What the exercise asks: In this exercise, print only the lines of the records below from the one with "Rebuild this chart" through the one with "a_tg_1mg = [0.89, 0.56, 0.56, 0.52, 0.41, 0.36]", inclusive. Pictures are not part of the copy.

Dataset content:

# # # # # # #

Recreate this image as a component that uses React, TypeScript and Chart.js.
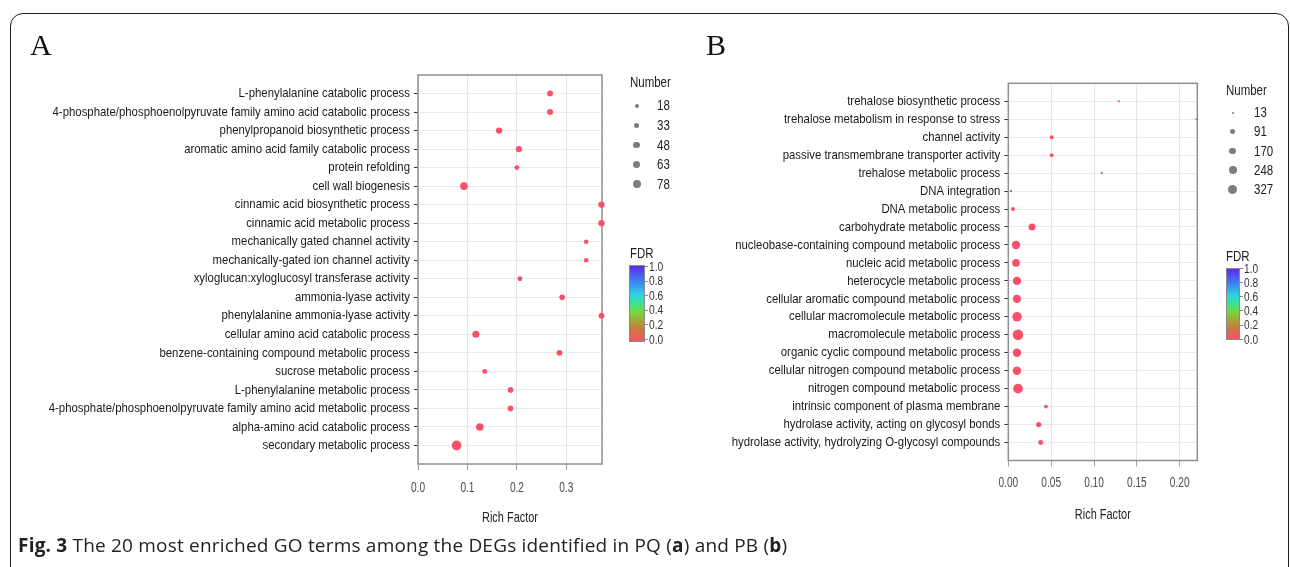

# # # # # # #

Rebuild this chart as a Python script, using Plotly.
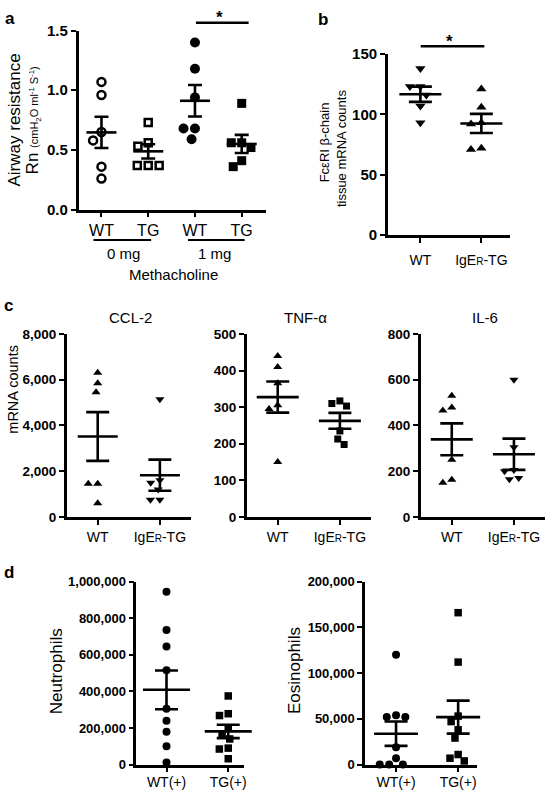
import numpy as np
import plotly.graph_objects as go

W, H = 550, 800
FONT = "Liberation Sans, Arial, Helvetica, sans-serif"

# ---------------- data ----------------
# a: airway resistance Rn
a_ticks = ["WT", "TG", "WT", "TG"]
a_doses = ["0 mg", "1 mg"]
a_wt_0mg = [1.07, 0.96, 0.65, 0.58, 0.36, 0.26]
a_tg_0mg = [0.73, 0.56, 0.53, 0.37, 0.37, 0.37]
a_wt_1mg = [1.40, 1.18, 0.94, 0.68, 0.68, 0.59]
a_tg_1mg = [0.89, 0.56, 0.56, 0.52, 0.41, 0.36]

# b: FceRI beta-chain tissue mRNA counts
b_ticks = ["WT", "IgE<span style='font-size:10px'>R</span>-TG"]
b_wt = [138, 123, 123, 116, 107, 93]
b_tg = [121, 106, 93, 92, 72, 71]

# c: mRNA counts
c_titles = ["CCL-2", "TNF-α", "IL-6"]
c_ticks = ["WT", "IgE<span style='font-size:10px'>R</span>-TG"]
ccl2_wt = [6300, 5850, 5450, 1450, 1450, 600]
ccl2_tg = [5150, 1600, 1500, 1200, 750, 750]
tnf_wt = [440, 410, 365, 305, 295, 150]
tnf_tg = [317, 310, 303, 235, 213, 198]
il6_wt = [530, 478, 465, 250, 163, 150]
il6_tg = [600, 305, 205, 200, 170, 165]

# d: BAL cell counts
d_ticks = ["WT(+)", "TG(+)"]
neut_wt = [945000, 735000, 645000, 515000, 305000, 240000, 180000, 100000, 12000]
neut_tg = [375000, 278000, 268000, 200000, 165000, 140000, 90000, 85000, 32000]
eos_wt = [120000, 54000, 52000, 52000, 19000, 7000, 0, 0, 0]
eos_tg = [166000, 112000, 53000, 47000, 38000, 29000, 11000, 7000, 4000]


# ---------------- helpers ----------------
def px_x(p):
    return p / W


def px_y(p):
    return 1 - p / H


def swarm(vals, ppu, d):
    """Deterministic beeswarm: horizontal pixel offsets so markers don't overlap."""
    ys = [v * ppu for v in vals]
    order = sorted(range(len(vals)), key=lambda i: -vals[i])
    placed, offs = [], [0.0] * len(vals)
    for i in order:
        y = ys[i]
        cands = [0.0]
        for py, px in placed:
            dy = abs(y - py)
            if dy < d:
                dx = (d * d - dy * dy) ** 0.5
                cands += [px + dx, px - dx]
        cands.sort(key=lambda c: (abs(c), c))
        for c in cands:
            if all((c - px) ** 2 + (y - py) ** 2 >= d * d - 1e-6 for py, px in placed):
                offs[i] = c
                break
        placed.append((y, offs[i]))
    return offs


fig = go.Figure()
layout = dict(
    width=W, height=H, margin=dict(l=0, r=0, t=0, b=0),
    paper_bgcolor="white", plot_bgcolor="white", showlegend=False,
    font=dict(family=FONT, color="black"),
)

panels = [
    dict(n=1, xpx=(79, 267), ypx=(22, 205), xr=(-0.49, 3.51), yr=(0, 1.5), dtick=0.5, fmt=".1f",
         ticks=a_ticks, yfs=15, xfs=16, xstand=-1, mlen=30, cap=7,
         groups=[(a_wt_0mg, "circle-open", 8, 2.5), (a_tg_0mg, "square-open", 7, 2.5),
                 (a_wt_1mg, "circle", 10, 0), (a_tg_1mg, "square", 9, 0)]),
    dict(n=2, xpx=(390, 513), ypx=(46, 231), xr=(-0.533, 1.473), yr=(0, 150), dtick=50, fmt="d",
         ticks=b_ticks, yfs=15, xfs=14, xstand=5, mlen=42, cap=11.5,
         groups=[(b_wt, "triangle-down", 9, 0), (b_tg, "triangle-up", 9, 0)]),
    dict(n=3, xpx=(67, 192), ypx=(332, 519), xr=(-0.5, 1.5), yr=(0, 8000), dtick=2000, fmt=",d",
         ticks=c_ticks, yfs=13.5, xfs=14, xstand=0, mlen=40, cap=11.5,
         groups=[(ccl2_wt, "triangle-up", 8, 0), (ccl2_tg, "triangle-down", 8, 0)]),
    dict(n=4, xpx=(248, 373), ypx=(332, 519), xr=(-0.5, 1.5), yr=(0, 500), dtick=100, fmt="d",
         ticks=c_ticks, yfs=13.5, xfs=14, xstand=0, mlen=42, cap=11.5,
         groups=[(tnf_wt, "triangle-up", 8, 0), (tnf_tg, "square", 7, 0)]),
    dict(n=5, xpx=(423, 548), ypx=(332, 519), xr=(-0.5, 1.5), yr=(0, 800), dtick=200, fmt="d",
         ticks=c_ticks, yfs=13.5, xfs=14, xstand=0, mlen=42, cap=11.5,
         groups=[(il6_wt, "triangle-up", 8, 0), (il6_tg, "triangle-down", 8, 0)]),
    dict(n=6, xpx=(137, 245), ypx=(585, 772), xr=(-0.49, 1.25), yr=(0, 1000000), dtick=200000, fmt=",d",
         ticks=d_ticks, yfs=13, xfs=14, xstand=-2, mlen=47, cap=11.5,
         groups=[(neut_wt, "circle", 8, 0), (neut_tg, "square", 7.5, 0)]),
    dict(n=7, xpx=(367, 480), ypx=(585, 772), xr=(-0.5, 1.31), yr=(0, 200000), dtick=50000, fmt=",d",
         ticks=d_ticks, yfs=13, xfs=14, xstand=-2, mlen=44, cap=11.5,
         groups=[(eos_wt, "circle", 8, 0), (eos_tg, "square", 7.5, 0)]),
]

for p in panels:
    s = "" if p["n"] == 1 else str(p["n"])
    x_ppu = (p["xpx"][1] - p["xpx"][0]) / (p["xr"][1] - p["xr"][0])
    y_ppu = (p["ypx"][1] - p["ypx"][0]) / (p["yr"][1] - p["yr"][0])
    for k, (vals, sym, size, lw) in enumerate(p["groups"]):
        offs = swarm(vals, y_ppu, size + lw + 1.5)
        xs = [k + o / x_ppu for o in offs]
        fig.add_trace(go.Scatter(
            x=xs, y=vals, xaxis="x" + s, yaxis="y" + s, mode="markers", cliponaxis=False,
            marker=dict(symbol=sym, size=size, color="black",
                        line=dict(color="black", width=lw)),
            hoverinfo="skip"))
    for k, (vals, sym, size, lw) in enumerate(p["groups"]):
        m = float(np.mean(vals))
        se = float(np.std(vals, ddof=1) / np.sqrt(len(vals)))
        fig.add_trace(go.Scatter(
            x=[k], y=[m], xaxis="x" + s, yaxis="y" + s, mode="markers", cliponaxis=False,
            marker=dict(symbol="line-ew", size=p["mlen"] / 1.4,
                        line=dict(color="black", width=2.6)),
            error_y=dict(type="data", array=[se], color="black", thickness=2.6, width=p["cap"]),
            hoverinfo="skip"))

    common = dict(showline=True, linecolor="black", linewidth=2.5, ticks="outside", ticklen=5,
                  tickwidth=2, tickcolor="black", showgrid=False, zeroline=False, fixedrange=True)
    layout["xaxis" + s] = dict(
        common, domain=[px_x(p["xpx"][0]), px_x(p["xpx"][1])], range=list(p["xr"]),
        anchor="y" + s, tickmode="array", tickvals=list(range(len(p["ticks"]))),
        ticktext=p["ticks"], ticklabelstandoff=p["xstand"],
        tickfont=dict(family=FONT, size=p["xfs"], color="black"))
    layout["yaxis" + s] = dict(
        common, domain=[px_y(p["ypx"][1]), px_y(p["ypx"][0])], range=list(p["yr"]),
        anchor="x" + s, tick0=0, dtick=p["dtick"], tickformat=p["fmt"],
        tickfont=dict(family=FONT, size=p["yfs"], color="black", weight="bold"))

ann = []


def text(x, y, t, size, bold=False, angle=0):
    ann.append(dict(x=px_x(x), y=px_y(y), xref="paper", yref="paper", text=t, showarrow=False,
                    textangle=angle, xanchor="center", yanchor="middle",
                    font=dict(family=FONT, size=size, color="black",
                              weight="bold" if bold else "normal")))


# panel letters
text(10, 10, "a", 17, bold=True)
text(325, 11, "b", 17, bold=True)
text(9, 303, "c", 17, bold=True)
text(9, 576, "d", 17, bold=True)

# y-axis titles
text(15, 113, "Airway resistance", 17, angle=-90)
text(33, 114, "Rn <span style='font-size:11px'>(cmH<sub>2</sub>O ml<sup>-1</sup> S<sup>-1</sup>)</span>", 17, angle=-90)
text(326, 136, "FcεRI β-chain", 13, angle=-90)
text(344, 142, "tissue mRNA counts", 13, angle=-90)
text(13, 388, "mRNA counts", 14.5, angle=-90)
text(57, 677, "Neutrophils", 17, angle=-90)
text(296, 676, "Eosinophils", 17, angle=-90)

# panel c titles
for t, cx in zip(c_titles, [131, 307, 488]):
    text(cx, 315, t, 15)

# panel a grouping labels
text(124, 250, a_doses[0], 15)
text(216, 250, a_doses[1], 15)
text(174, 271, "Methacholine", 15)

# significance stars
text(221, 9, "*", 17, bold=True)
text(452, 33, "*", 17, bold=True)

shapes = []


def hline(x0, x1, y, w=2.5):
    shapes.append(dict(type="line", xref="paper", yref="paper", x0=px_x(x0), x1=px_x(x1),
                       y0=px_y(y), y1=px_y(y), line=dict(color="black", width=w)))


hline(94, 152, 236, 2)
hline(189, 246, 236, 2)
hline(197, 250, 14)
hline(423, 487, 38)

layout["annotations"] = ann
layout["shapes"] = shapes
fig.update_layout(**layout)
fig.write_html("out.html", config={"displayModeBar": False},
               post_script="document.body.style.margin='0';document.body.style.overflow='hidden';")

# # # # # # #

In response:
Rebuild this chart as a Python script, using Plotly.
import numpy as np
import plotly.graph_objects as go

W, H = 550, 800
FONT = "Liberation Sans, Arial, Helvetica, sans-serif"

# ---------------- data ----------------
# a: airway resistance Rn
a_ticks = ["WT", "TG", "WT", "TG"]
a_doses = ["0 mg", "1 mg"]
a_wt_0mg = [1.07, 0.96, 0.65, 0.58, 0.36, 0.26]
a_tg_0mg = [0.73, 0.56, 0.53, 0.37, 0.37, 0.37]
a_wt_1mg = [1.40, 1.18, 0.94, 0.68, 0.68, 0.59]
a_tg_1mg = [0.89, 0.56, 0.56, 0.52, 0.41, 0.36]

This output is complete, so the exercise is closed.